Exercise directions: Copy nothing but the text: reproduce each line of the listing exactly and leave the pictures out.

Data shown:
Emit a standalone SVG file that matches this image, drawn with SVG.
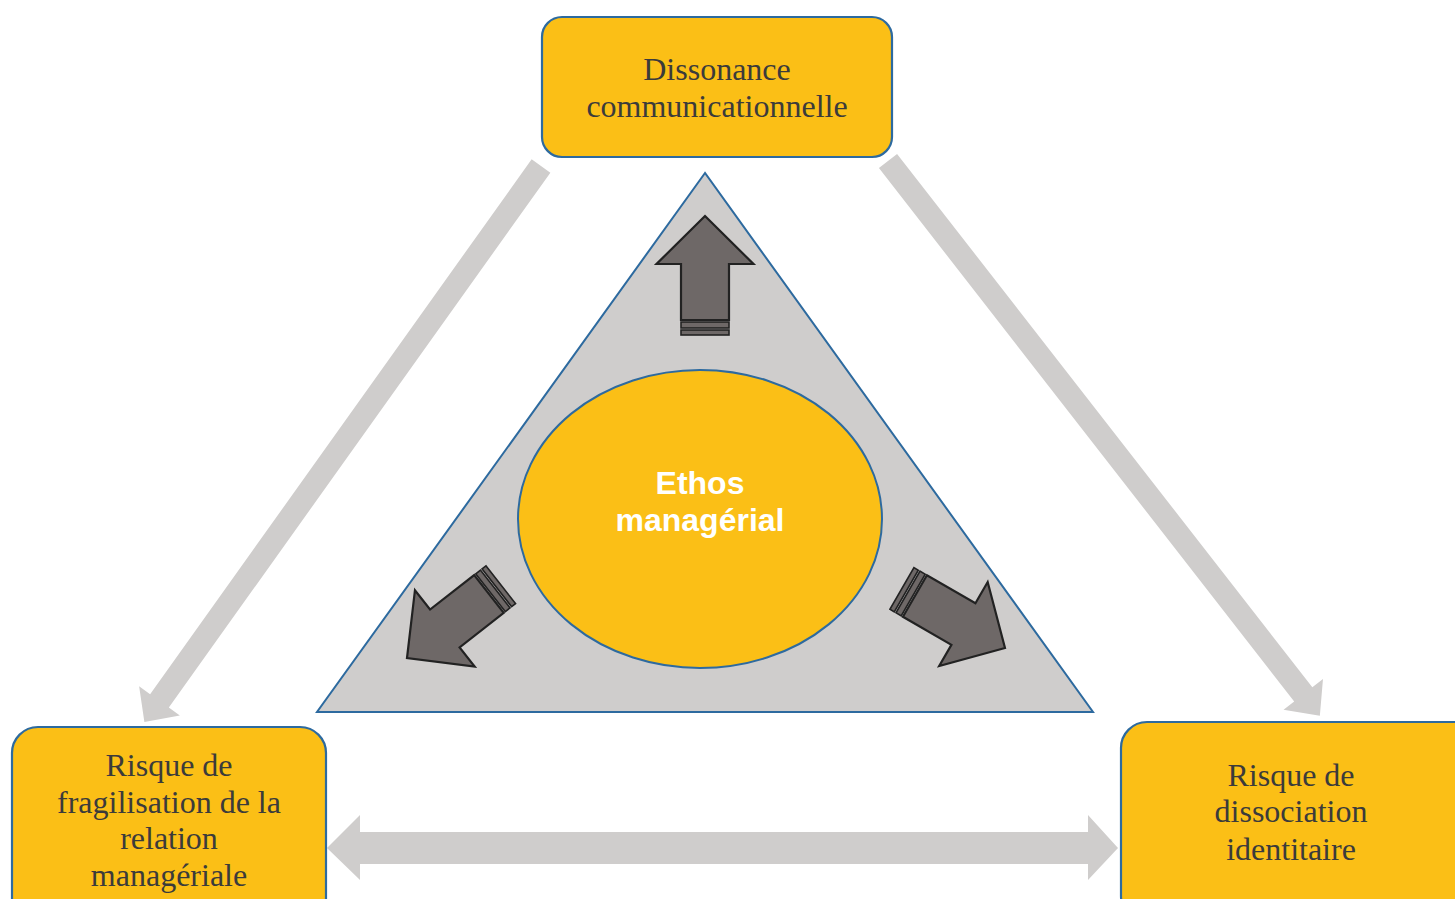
<svg xmlns="http://www.w3.org/2000/svg" width="1455" height="899" viewBox="0 0 1455 899">
<style>
.box{fill:#fbbf16;stroke:#2d6a9f;stroke-width:2.2}
.lbl{font-family:"Liberation Serif",serif;font-size:32px;fill:#3b3b3b;text-anchor:middle}
.gray{fill:#cfcdcc}
.darr{fill:#6e6867;stroke:#222;stroke-width:2.2;stroke-linejoin:miter}
.stripe{fill:#6e6867;stroke:#222;stroke-width:1.6}
</style>
<defs>
<g id="bigArrow">
<path class="darr" d="M0,0 L48.5,48 L24,48 L24,104 L-24,104 L-24,48 L-48.5,48 Z"/>
<rect class="stripe" x="-24" y="106" width="48" height="6"/>
<rect class="stripe" x="-24" y="114" width="48" height="5"/>
</g>
</defs>
<rect width="1455" height="899" fill="#ffffff"/>
<g id="connectors">
<polygon class="gray" transform="translate(541,166) rotate(125.5)" points="0,-11.5 657,-11.5 657,-25 683,0 657,25 657,11.5 0,11.5"/>
<polygon class="gray" transform="translate(888,161) rotate(52.1)" points="0,-11.5 676,-11.5 676,-25 703,0 676,25 676,11.5 0,11.5"/>
<polygon class="gray" points="327,848 360,815 360,832 1088,832 1088,815 1118,848 1088,880 1088,864 360,864 360,880"/>
</g>
<g id="triangle">
<polygon points="705,173 317,712 1093,712" fill="#cfcdcc" stroke="#2d6a9f" stroke-width="2"/>
</g>
<g id="arrows">
<use href="#bigArrow" transform="translate(705,216)"/>
<use href="#bigArrow" transform="translate(407,658) rotate(-128)"/>
<use href="#bigArrow" transform="translate(1005,648) rotate(120)"/>
</g>
<g id="ethos">
<ellipse cx="700" cy="519" rx="182" ry="149" fill="#fbbf16" stroke="#2d6a9f" stroke-width="2"/>
<text x="700" y="494" font-family="Liberation Sans,Arial,sans-serif" font-weight="bold" font-size="32" fill="#ffffff" text-anchor="middle">Ethos</text>
<text x="700" y="531" font-family="Liberation Sans,Arial,sans-serif" font-weight="bold" font-size="32" fill="#ffffff" text-anchor="middle">managérial</text>
</g>
<g id="dissonance">
<rect class="box" x="542" y="17" width="350" height="140" rx="20"/>
<text class="lbl" x="717" y="80">Dissonance</text>
<text class="lbl" x="717" y="117">communicationnelle</text>
</g>
<g id="fragilisation">
<rect class="box" x="12" y="727" width="314" height="200" rx="26"/>
<text class="lbl" x="169" y="776">Risque de</text>
<text class="lbl" x="169" y="813">fragilisation de la</text>
<text class="lbl" x="169" y="849">relation</text>
<text class="lbl" x="169" y="886">managériale</text>
</g>
<g id="dissociation">
<rect class="box" x="1121" y="722" width="360" height="200" rx="26"/>
<text class="lbl" x="1291" y="786">Risque de</text>
<text class="lbl" x="1291" y="822">dissociation</text>
<text class="lbl" x="1291" y="860">identitaire</text>
</g>
</svg>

Reply to the exercise:
Emit a standalone SVG file that matches this image, drawn with SVG.
<svg xmlns="http://www.w3.org/2000/svg" width="1455" height="899" viewBox="0 0 1455 899">
<style>
.box{fill:#fbbf16;stroke:#2d6a9f;stroke-width:2.2}
.lbl{font-family:"Liberation Serif",serif;font-size:32px;fill:#3b3b3b;text-anchor:middle}
.gray{fill:#cfcdcc}
.darr{fill:#6e6867;stroke:#222;stroke-width:2.2;stroke-linejoin:miter}
.stripe{fill:#6e6867;stroke:#222;stroke-width:1.6}
</style>
<defs>
<g id="bigArrow">
<path class="darr" d="M0,0 L48.5,48 L24,48 L24,104 L-24,104 L-24,48 L-48.5,48 Z"/>
<rect class="stripe" x="-24" y="106" width="48" height="6"/>
<rect class="stripe" x="-24" y="114" width="48" height="5"/>
</g>
</defs>
<rect width="1455" height="899" fill="#ffffff"/>
<g id="connectors">
<polygon class="gray" transform="translate(541,166) rotate(125.5)" points="0,-11.5 657,-11.5 657,-25 683,0 657,25 657,11.5 0,11.5"/>
<polygon class="gray" transform="translate(888,161) rotate(52.1)" points="0,-11.5 676,-11.5 676,-25 703,0 676,25 676,11.5 0,11.5"/>
<polygon class="gray" points="327,848 360,815 360,832 1088,832 1088,815 1118,848 1088,880 1088,864 360,864 360,880"/>
</g>
<g id="triangle">
<polygon points="705,173 317,712 1093,712" fill="#cfcdcc" stroke="#2d6a9f" stroke-width="2"/>
</g>
<g id="arrows">
<use href="#bigArrow" transform="translate(705,216)"/>
<use href="#bigArrow" transform="translate(407,658) rotate(-128)"/>
<use href="#bigArrow" transform="translate(1005,648) rotate(120)"/>
</g>
<g id="ethos">
<ellipse cx="700" cy="519" rx="182" ry="149" fill="#fbbf16" stroke="#2d6a9f" stroke-width="2"/>
<text x="700" y="494" font-family="Liberation Sans,Arial,sans-serif" font-weight="bold" font-size="32" fill="#ffffff" text-anchor="middle">Ethos</text>
<text x="700" y="531" font-family="Liberation Sans,Arial,sans-serif" font-weight="bold" font-size="32" fill="#ffffff" text-anchor="middle">managérial</text>
</g>
<g id="dissonance">
<rect class="box" x="542" y="17" width="350" height="140" rx="20"/>
<text class="lbl" x="717" y="80">Dissonance</text>
<text class="lbl" x="717" y="117">communicationnelle</text>
</g>
<g id="fragilisation">
<rect class="box" x="12" y="727" width="314" height="200" rx="26"/>
<text class="lbl" x="169" y="776">Risque de</text>
<text class="lbl" x="169" y="813">fragilisation de la</text>
<text class="lbl" x="169" y="849">relation</text>
<text class="lbl" x="169" y="886">managériale</text>
</g>
<g id="dissociation">
<rect class="box" x="1121" y="722" width="360" height="200" rx="26"/>
<text class="lbl" x="1291" y="786">Risque de</text>
<text class="lbl" x="1291" y="822">dissociation</text>
<text class="lbl" x="1291" y="860">identitaire</text>
</g>
</svg>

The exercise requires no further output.